--- Exercise brief ---
Reproduce the data in its entirety, exactly as supplied.

--- Data excerpt ---
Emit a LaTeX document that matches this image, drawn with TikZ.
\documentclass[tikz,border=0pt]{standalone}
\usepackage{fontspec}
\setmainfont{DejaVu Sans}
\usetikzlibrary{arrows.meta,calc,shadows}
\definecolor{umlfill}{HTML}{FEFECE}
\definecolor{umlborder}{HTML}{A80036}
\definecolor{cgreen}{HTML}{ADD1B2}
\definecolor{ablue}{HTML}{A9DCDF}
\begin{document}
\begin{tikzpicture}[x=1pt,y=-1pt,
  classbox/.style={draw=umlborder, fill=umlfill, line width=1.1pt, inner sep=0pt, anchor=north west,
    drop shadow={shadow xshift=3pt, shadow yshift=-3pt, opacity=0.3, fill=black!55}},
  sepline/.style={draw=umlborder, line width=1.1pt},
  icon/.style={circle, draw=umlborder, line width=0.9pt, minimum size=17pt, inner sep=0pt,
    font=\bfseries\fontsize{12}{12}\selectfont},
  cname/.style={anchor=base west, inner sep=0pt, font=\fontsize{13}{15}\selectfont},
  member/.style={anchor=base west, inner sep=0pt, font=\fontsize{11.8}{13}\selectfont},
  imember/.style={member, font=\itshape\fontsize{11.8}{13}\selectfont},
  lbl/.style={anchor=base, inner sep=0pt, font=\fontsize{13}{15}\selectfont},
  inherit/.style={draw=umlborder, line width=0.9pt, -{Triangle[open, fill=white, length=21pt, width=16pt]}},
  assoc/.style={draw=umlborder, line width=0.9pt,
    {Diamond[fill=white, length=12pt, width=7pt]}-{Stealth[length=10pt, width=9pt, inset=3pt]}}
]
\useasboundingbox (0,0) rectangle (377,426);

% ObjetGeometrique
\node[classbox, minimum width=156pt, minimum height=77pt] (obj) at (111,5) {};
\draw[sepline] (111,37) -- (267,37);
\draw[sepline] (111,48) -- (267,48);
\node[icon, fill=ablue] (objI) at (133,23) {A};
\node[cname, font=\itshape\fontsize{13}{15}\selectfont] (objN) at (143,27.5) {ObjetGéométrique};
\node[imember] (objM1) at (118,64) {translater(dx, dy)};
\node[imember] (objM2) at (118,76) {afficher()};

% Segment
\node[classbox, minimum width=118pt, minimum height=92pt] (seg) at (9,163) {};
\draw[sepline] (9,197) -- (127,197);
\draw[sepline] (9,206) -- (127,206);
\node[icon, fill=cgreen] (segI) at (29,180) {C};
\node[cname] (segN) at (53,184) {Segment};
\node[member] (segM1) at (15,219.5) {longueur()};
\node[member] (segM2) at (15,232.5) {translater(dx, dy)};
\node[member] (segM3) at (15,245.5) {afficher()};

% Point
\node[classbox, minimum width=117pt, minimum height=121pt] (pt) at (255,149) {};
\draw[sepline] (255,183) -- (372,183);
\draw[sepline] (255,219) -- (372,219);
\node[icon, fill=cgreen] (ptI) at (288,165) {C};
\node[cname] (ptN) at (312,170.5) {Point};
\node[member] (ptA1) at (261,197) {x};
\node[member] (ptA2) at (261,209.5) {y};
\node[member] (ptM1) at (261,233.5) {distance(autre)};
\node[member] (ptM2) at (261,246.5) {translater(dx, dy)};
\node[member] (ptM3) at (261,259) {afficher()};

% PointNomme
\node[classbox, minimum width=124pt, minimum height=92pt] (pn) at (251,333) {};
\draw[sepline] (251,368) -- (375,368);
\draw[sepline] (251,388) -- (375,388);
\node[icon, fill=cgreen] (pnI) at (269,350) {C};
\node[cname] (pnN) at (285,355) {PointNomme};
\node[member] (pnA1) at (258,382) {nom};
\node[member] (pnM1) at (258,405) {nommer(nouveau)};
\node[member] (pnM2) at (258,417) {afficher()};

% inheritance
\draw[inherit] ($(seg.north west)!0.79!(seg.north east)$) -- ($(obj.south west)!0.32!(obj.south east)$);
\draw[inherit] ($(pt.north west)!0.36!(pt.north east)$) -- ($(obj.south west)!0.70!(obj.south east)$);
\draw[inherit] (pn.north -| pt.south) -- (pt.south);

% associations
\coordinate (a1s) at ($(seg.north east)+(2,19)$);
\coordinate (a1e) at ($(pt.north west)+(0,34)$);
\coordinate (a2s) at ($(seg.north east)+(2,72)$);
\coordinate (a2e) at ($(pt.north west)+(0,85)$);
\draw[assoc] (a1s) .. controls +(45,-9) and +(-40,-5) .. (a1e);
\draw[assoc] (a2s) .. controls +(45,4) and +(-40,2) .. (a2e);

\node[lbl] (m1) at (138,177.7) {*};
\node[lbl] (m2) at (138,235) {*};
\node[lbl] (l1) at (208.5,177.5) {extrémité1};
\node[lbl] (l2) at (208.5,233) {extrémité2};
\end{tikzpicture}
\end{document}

--- Completed task ---
Emit a LaTeX document that matches this image, drawn with TikZ.
\documentclass[tikz,border=0pt]{standalone}
\usepackage{fontspec}
\setmainfont{DejaVu Sans}
\usetikzlibrary{arrows.meta,calc,shadows}
\definecolor{umlfill}{HTML}{FEFECE}
\definecolor{umlborder}{HTML}{A80036}
\definecolor{cgreen}{HTML}{ADD1B2}
\definecolor{ablue}{HTML}{A9DCDF}
\begin{document}
\begin{tikzpicture}[x=1pt,y=-1pt,
  classbox/.style={draw=umlborder, fill=umlfill, line width=1.1pt, inner sep=0pt, anchor=north west,
    drop shadow={shadow xshift=3pt, shadow yshift=-3pt, opacity=0.3, fill=black!55}},
  sepline/.style={draw=umlborder, line width=1.1pt},
  icon/.style={circle, draw=umlborder, line width=0.9pt, minimum size=17pt, inner sep=0pt,
    font=\bfseries\fontsize{12}{12}\selectfont},
  cname/.style={anchor=base west, inner sep=0pt, font=\fontsize{13}{15}\selectfont},
  member/.style={anchor=base west, inner sep=0pt, font=\fontsize{11.8}{13}\selectfont},
  imember/.style={member, font=\itshape\fontsize{11.8}{13}\selectfont},
  lbl/.style={anchor=base, inner sep=0pt, font=\fontsize{13}{15}\selectfont},
  inherit/.style={draw=umlborder, line width=0.9pt, -{Triangle[open, fill=white, length=21pt, width=16pt]}},
  assoc/.style={draw=umlborder, line width=0.9pt,
    {Diamond[fill=white, length=12pt, width=7pt]}-{Stealth[length=10pt, width=9pt, inset=3pt]}}
]
\useasboundingbox (0,0) rectangle (377,426);

% ObjetGeometrique
\node[classbox, minimum width=156pt, minimum height=77pt] (obj) at (111,5) {};
\draw[sepline] (111,37) -- (267,37);
\draw[sepline] (111,48) -- (267,48);
\node[icon, fill=ablue] (objI) at (133,23) {A};
\node[cname, font=\itshape\fontsize{13}{15}\selectfont] (objN) at (143,27.5) {ObjetGéométrique};
\node[imember] (objM1) at (118,64) {translater(dx, dy)};
\node[imember] (objM2) at (118,76) {afficher()};

% Segment
\node[classbox, minimum width=118pt, minimum height=92pt] (seg) at (9,163) {};
\draw[sepline] (9,197) -- (127,197);
\draw[sepline] (9,206) -- (127,206);
\node[icon, fill=cgreen] (segI) at (29,180) {C};
\node[cname] (segN) at (53,184) {Segment};
\node[member] (segM1) at (15,219.5) {longueur()};
\node[member] (segM2) at (15,232.5) {translater(dx, dy)};
\node[member] (segM3) at (15,245.5) {afficher()};

% Point
\node[classbox, minimum width=117pt, minimum height=121pt] (pt) at (255,149) {};
\draw[sepline] (255,183) -- (372,183);
\draw[sepline] (255,219) -- (372,219);
\node[icon, fill=cgreen] (ptI) at (288,165) {C};
\node[cname] (ptN) at (312,170.5) {Point};
\node[member] (ptA1) at (261,197) {x};
\node[member] (ptA2) at (261,209.5) {y};
\node[member] (ptM1) at (261,233.5) {distance(autre)};
\node[member] (ptM2) at (261,246.5) {translater(dx, dy)};
\node[member] (ptM3) at (261,259) {afficher()};

% PointNomme
\node[classbox, minimum width=124pt, minimum height=92pt] (pn) at (251,333) {};
\draw[sepline] (251,368) -- (375,368);
\draw[sepline] (251,388) -- (375,388);
\node[icon, fill=cgreen] (pnI) at (269,350) {C};
\node[cname] (pnN) at (285,355) {PointNomme};
\node[member] (pnA1) at (258,382) {nom};
\node[member] (pnM1) at (258,405) {nommer(nouveau)};
\node[member] (pnM2) at (258,417) {afficher()};

% inheritance
\draw[inherit] ($(seg.north west)!0.79!(seg.north east)$) -- ($(obj.south west)!0.32!(obj.south east)$);
\draw[inherit] ($(pt.north west)!0.36!(pt.north east)$) -- ($(obj.south west)!0.70!(obj.south east)$);
\draw[inherit] (pn.north -| pt.south) -- (pt.south);

% associations
\coordinate (a1s) at ($(seg.north east)+(2,19)$);
\coordinate (a1e) at ($(pt.north west)+(0,34)$);
\coordinate (a2s) at ($(seg.north east)+(2,72)$);
\coordinate (a2e) at ($(pt.north west)+(0,85)$);
\draw[assoc] (a1s) .. controls +(45,-9) and +(-40,-5) .. (a1e);
\draw[assoc] (a2s) .. controls +(45,4) and +(-40,2) .. (a2e);

\node[lbl] (m1) at (138,177.7) {*};
\node[lbl] (m2) at (138,235) {*};
\node[lbl] (l1) at (208.5,177.5) {extrémité1};
\node[lbl] (l2) at (208.5,233) {extrémité2};
\end{tikzpicture}
\end{document}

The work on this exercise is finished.